The utility is awaiting the results of the PUC’s reports, but Hinkle said they’re “concerned that SB 159 will have a disproportionate financial impact on cost increases for Eversource customers (particularly low-income customers) and includes ambiguous language that allows generators – not just customer generators – to participate in net metering without contributing to load reduction.”

Gov. Sununu said he supports net metering legislation, but only if it doesn’t cost all ratepayers, including a bill that would separate municipal net metering from business or industrial net metering, with different regulations for each. Many legislators support legislation that would allow businesses to produce only a small amount of excess electricity, so it does not become a profit center for them.

The governor said he is committed to finding a compromise.

“We have the opportunity to move forward with a smarter clean energy policy, done the New Hampshire way,” he said. “I have worked with legislators to propose new legislation that expands access to net metering for cities, towns, and businesses and still lower their electricity bills.
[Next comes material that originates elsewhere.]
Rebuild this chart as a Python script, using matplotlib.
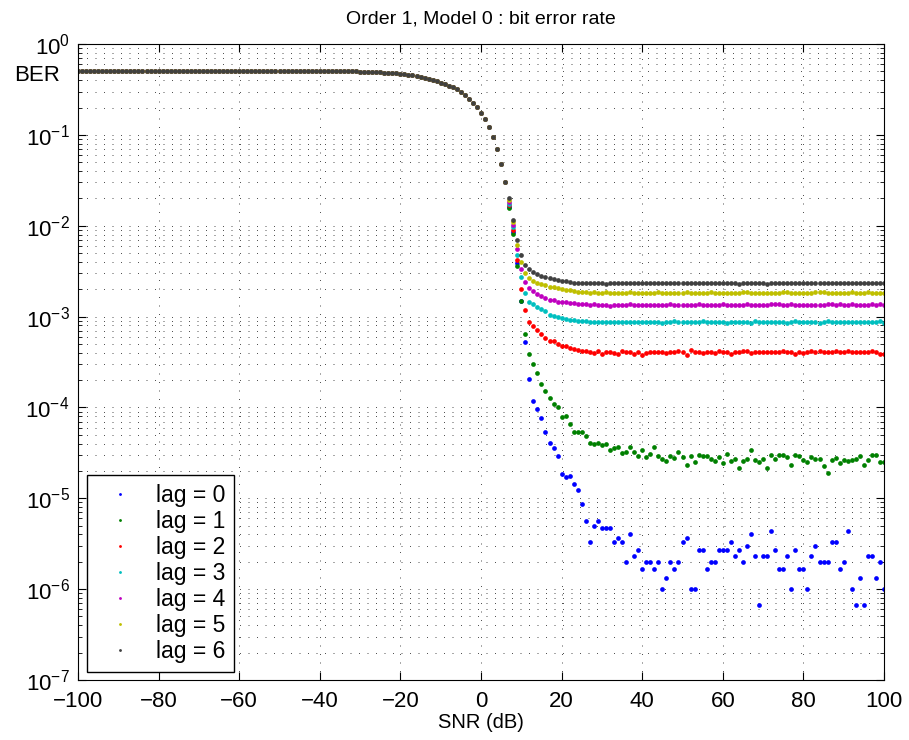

Let’s work together and pass common ground net metering legislation to create smart clean energy opportunities for our state.”

Like many others involved in SB 159, Eversource is also looking for a good compromise for the growth of solar in New Hampshire.

“We believe that the affordable expansion of solar and other distributed energy resources is possible, but it must be done so responsibly with a focus on maximizing benefits for all customers and ensuring reliability,” Hinkle said. “The pending analyses have an important role in those efforts, and we’re hopeful for an integrated approach to our clean energy future.”